--- START Input for this task ---
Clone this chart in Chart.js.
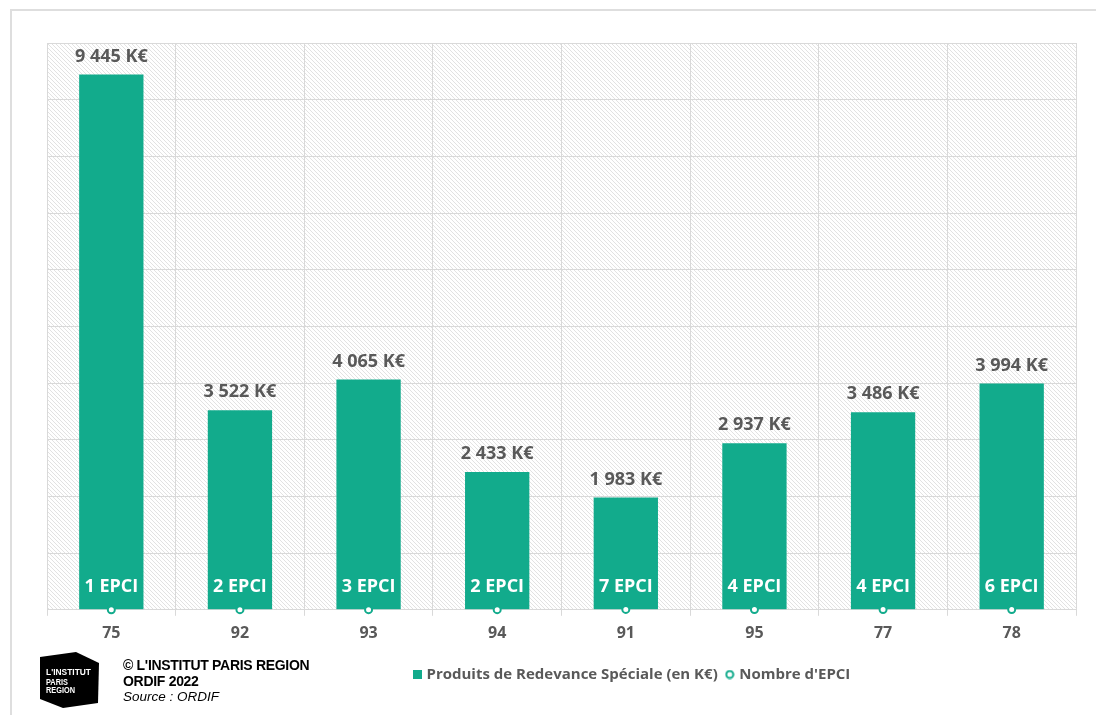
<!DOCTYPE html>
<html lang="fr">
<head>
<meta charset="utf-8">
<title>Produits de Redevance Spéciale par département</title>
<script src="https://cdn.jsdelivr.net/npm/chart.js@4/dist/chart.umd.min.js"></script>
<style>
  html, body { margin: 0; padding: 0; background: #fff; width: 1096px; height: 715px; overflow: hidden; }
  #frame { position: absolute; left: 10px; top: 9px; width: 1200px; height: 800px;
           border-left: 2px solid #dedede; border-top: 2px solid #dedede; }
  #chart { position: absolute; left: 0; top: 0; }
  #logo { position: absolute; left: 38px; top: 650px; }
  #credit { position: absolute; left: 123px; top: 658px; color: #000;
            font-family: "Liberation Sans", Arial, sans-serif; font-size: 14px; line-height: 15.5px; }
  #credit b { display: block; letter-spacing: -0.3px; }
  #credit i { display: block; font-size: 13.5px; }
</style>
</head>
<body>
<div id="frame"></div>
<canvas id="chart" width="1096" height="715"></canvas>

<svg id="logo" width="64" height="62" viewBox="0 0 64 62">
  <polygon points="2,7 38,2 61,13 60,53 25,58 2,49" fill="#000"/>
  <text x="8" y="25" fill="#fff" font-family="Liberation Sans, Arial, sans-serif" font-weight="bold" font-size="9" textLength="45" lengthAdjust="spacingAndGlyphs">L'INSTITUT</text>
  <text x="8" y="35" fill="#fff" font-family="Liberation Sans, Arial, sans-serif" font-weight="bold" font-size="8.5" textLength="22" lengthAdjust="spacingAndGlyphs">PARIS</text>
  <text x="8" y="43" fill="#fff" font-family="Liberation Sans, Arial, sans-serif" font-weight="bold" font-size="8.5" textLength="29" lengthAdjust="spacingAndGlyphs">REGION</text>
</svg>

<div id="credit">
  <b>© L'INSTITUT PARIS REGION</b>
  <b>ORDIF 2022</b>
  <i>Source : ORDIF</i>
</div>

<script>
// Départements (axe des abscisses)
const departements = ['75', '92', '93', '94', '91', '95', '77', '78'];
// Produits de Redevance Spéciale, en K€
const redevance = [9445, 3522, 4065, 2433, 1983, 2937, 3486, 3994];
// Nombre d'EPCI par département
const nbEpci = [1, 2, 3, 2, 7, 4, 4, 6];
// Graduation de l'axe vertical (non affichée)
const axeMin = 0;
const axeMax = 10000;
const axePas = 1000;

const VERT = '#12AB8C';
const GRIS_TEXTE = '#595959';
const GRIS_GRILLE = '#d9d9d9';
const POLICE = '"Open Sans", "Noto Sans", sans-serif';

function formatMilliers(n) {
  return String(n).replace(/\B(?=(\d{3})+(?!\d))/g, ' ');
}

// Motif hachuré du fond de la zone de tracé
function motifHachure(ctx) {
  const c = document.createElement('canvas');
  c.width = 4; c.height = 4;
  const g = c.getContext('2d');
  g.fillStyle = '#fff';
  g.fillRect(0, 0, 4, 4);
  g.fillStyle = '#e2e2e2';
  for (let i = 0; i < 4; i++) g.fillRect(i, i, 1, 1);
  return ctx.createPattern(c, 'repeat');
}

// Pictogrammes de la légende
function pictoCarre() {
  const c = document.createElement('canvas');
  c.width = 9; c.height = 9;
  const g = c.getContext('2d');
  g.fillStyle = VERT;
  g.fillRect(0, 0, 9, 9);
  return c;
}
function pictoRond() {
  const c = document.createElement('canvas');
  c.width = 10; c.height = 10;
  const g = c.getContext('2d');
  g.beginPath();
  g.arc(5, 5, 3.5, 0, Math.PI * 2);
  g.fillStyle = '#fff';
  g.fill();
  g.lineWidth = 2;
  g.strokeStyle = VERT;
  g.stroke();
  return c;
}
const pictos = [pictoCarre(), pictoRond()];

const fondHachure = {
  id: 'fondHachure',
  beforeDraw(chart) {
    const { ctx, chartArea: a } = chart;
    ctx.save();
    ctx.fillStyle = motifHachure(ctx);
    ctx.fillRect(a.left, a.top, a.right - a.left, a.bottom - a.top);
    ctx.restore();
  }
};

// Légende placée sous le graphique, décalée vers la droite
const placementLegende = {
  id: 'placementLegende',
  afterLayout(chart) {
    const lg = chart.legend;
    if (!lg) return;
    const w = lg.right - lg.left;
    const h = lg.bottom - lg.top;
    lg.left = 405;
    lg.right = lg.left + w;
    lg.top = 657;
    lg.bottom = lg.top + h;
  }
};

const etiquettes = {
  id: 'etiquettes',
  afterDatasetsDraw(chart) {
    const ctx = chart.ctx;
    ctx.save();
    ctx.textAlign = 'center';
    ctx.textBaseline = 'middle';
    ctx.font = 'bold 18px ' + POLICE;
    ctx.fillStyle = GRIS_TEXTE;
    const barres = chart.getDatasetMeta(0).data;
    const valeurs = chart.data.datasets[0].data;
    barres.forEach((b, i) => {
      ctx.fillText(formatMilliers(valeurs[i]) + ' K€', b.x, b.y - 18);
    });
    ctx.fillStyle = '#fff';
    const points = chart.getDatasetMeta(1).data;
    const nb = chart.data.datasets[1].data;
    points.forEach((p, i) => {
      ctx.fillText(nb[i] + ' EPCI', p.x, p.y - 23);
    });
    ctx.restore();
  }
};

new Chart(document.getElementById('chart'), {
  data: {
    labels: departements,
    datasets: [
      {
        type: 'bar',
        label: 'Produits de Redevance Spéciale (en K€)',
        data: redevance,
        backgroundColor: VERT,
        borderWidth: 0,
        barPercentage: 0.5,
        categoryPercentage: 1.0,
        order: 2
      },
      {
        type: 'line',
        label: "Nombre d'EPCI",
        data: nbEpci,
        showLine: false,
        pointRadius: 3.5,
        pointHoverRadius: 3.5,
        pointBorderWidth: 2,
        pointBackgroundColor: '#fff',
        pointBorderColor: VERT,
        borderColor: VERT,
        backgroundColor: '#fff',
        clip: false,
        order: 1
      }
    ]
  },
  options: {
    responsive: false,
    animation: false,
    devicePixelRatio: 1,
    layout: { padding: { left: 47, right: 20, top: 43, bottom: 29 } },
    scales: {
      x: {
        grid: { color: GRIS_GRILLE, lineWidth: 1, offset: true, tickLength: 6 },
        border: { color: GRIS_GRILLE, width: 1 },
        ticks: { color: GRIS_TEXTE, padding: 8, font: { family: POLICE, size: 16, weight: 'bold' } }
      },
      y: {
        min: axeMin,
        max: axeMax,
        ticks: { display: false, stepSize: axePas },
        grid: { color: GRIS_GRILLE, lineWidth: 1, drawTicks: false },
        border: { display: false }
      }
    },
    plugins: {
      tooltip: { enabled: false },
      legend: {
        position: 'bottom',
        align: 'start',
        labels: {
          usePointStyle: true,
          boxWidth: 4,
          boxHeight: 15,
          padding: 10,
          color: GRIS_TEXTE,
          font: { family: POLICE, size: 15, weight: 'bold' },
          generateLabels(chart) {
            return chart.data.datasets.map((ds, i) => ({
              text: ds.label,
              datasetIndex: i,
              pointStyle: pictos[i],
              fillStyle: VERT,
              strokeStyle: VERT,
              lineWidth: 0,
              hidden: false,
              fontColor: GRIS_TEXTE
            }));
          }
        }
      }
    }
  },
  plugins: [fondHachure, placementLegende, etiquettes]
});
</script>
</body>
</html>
--- END Input for this task ---
--- START Input for this task ---
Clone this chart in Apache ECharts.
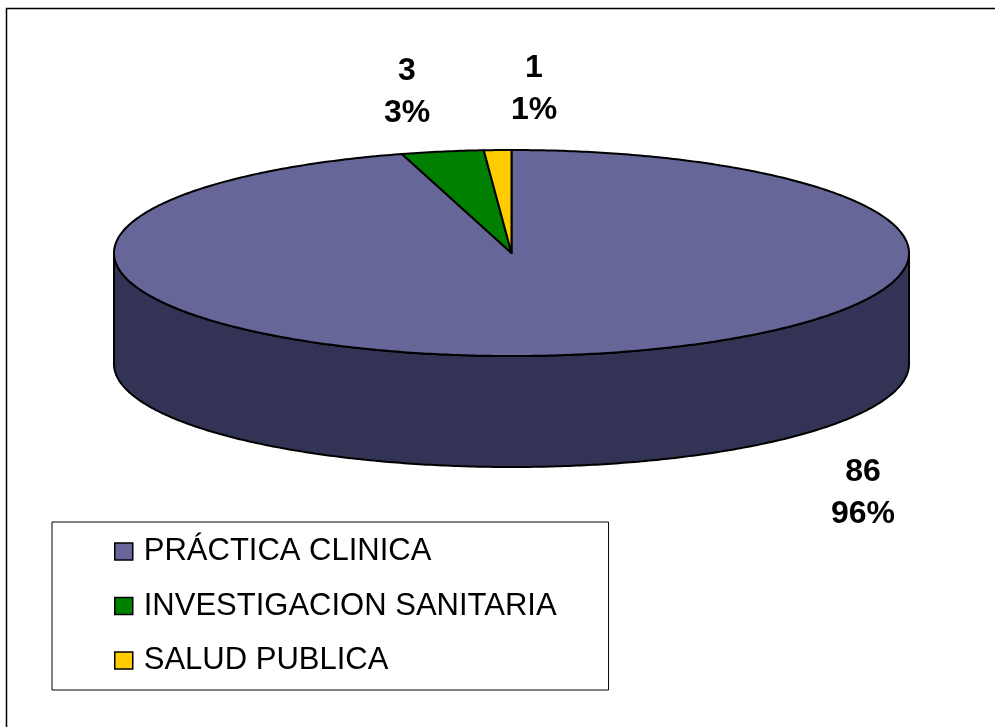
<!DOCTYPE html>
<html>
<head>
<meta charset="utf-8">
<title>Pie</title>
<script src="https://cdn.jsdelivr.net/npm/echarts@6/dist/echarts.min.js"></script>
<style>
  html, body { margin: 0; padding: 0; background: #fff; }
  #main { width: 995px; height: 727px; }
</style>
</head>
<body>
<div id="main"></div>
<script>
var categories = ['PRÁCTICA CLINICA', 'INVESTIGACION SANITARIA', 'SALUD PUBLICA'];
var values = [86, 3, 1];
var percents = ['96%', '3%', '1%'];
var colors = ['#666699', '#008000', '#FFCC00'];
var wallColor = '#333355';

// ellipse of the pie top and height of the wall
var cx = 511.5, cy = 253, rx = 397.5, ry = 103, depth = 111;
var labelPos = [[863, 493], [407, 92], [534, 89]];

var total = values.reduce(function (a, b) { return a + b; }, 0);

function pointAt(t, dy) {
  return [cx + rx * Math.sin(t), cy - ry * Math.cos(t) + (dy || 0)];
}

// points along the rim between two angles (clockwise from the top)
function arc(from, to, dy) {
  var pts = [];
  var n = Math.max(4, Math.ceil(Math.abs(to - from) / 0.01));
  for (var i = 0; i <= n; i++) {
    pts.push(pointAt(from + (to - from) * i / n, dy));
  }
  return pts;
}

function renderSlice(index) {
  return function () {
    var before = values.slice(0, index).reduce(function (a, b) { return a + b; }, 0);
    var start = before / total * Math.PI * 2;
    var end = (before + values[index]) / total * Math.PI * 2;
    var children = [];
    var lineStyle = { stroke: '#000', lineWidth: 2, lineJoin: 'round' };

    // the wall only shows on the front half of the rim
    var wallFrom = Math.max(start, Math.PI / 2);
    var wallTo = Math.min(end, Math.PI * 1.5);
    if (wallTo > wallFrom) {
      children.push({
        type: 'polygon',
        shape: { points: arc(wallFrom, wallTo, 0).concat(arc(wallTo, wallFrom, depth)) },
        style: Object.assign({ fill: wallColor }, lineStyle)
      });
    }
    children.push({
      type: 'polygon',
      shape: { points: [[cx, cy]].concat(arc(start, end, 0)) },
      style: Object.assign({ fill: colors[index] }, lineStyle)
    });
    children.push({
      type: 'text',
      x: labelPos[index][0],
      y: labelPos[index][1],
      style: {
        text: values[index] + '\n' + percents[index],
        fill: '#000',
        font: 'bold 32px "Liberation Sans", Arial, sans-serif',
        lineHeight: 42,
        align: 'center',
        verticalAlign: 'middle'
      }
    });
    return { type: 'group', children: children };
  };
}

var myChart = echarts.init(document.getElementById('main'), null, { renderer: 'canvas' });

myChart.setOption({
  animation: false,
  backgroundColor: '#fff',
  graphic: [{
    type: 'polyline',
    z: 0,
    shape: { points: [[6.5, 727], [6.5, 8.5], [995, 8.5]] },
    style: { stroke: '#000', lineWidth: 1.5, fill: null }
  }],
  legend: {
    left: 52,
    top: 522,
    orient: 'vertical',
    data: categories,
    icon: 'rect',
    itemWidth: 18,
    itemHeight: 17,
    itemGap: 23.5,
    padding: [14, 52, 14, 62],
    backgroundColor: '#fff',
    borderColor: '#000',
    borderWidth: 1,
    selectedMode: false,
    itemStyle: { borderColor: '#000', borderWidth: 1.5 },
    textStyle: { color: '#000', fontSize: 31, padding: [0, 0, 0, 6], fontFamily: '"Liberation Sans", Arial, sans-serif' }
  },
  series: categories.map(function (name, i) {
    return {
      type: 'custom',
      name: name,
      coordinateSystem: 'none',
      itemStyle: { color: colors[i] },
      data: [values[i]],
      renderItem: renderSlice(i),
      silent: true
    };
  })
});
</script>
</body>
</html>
--- END Input for this task ---
:: What to do ::
From the records above, copy only the lines running from the line holding "Clone this chart in Apache ECharts." through the line holding "2, lineJoin: 'round'", with no pictures.

:: Solution to the problem ::
Clone this chart in Apache ECharts.
<!DOCTYPE html>
<html>
<head>
<meta charset="utf-8">
<title>Pie</title>
<script src="https://cdn.jsdelivr.net/npm/echarts@6/dist/echarts.min.js"></script>
<style>
  html, body { margin: 0; padding: 0; background: #fff; }
  #main { width: 995px; height: 727px; }
</style>
</head>
<body>
<div id="main"></div>
<script>
var categories = ['PRÁCTICA CLINICA', 'INVESTIGACION SANITARIA', 'SALUD PUBLICA'];
var values = [86, 3, 1];
var percents = ['96%', '3%', '1%'];
var colors = ['#666699', '#008000', '#FFCC00'];
var wallColor = '#333355';

// ellipse of the pie top and height of the wall
var cx = 511.5, cy = 253, rx = 397.5, ry = 103, depth = 111;
var labelPos = [[863, 493], [407, 92], [534, 89]];

var total = values.reduce(function (a, b) { return a + b; }, 0);

function pointAt(t, dy) {
  return [cx + rx * Math.sin(t), cy - ry * Math.cos(t) + (dy || 0)];
}

// points along the rim between two angles (clockwise from the top)
function arc(from, to, dy) {
  var pts = [];
  var n = Math.max(4, Math.ceil(Math.abs(to - from) / 0.01));
  for (var i = 0; i <= n; i++) {
    pts.push(pointAt(from + (to - from) * i / n, dy));
  }
  return pts;
}

function renderSlice(index) {
  return function () {
    var before = values.slice(0, index).reduce(function (a, b) { return a + b; }, 0);
    var start = before / total * Math.PI * 2;
    var end = (before + values[index]) / total * Math.PI * 2;
    var children = [];
    var lineStyle = { stroke: '#000', lineWidth: 2, lineJoin: 'round' };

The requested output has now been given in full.